_What needs to be done:_
Give the listing again exactly, omitting its images.
^^^^
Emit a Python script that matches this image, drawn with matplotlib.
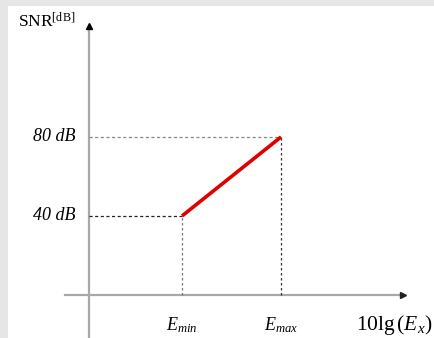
import matplotlib.pyplot as plt

# data: E_min / E_max on the x axis, SNR in dB on the y axis
e_pos = [1.0, 2.0]
e_labels = ['$E_{min}$', '$E_{max}$']
snr_db = [40, 80]
snr_labels = ['40 dB', '80 dB']

plt.rcParams['mathtext.fontset'] = 'custom'
plt.rcParams['mathtext.rm'] = 'Liberation Serif'
plt.rcParams['mathtext.it'] = 'Liberation Serif:italic'
serif = 'Liberation Serif'

fig = plt.figure(figsize=(4.34, 3.38), dpi=100, facecolor='#e6e6e6')
ax = fig.add_axes([8 / 434, 0, 426 / 434, 332 / 338])
ax.set_facecolor('white')
ax.set_xlim(-0.758, 3.545)
ax.set_ylim(-21.8, 146.3)
for s in ax.spines.values():
    s.set_visible(False)
ax.set_xticks([])
ax.set_yticks([])

x0, y0 = 0.061, 0.0  # where the axes cross

# axes lines with small dark arrow heads
ax.plot([x0, x0], [-21.8, 135.5], color='#a8a8a8', lw=1.6)
ax.plot([x0], [136], marker='^', color='black', ms=4)
ax.plot([-0.18, 3.22], [y0, y0], color='#a8a8a8', lw=1.6)
ax.plot([3.23], [y0], marker='>', color='#222222', ms=4)

# dashed guides
ax.plot([x0, e_pos[0]], [snr_db[0], snr_db[0]], color='#222222', ls=(0, (2.5, 2)), lw=0.9)
ax.plot([x0, e_pos[1]], [snr_db[1], snr_db[1]], color='#888888', ls=(0, (2.5, 2)), lw=0.9)
ax.plot([e_pos[0], e_pos[0]], [y0, snr_db[0]], color='#777777', ls=(0, (2, 2)), lw=0.9)
ax.plot([e_pos[1], e_pos[1]], [y0, snr_db[1]], color='#333333', ls=(0, (2, 2)), lw=0.9)

# the SNR line
ax.plot(e_pos, snr_db, color='#e00000', lw=2.6, solid_capstyle='butt')

# labels
for y, lab in zip(snr_db, snr_labels):
    ax.text(-0.08, y, lab, ha='right', va='center', fontsize=13,
            family=serif, style='italic')
for x, lab in zip(e_pos, e_labels):
    ax.text(x, -15.5, lab, ha='center', va='center', fontsize=13, family=serif)
ax.text(3.53, -15.0, r'$\mathrm{10lg}\,(E_{x})$', ha='right', va='center',
        fontsize=15.5, family=serif)
ax.text(-0.655, 138.5, r'SNR$^{\mathrm{[dB]}}$', ha='left', va='center',
        fontsize=12.5, family=serif)

fig.savefig('out.png', dpi=100, facecolor=fig.get_facecolor())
^^^^
_Answer to this problem:_
Emit a Python script that matches this image, drawn with matplotlib.
import matplotlib.pyplot as plt

# data: E_min / E_max on the x axis, SNR in dB on the y axis
e_pos = [1.0, 2.0]
e_labels = ['$E_{min}$', '$E_{max}$']
snr_db = [40, 80]
snr_labels = ['40 dB', '80 dB']

plt.rcParams['mathtext.fontset'] = 'custom'
plt.rcParams['mathtext.rm'] = 'Liberation Serif'
plt.rcParams['mathtext.it'] = 'Liberation Serif:italic'
serif = 'Liberation Serif'

fig = plt.figure(figsize=(4.34, 3.38), dpi=100, facecolor='#e6e6e6')
ax = fig.add_axes([8 / 434, 0, 426 / 434, 332 / 338])
ax.set_facecolor('white')
ax.set_xlim(-0.758, 3.545)
ax.set_ylim(-21.8, 146.3)
for s in ax.spines.values():
    s.set_visible(False)
ax.set_xticks([])
ax.set_yticks([])

x0, y0 = 0.061, 0.0  # where the axes cross

# axes lines with small dark arrow heads
ax.plot([x0, x0], [-21.8, 135.5], color='#a8a8a8', lw=1.6)
ax.plot([x0], [136], marker='^', color='black', ms=4)
ax.plot([-0.18, 3.22], [y0, y0], color='#a8a8a8', lw=1.6)
ax.plot([3.23], [y0], marker='>', color='#222222', ms=4)

# dashed guides
ax.plot([x0, e_pos[0]], [snr_db[0], snr_db[0]], color='#222222', ls=(0, (2.5, 2)), lw=0.9)
ax.plot([x0, e_pos[1]], [snr_db[1], snr_db[1]], color='#888888', ls=(0, (2.5, 2)), lw=0.9)
ax.plot([e_pos[0], e_pos[0]], [y0, snr_db[0]], color='#777777', ls=(0, (2, 2)), lw=0.9)
ax.plot([e_pos[1], e_pos[1]], [y0, snr_db[1]], color='#333333', ls=(0, (2, 2)), lw=0.9)

# the SNR line
ax.plot(e_pos, snr_db, color='#e00000', lw=2.6, solid_capstyle='butt')

# labels
for y, lab in zip(snr_db, snr_labels):
    ax.text(-0.08, y, lab, ha='right', va='center', fontsize=13,
            family=serif, style='italic')
for x, lab in zip(e_pos, e_labels):
    ax.text(x, -15.5, lab, ha='center', va='center', fontsize=13, family=serif)
ax.text(3.53, -15.0, r'$\mathrm{10lg}\,(E_{x})$', ha='right', va='center',
        fontsize=15.5, family=serif)
ax.text(-0.655, 138.5, r'SNR$^{\mathrm{[dB]}}$', ha='left', va='center',
        fontsize=12.5, family=serif)

fig.savefig('out.png', dpi=100, facecolor=fig.get_facecolor())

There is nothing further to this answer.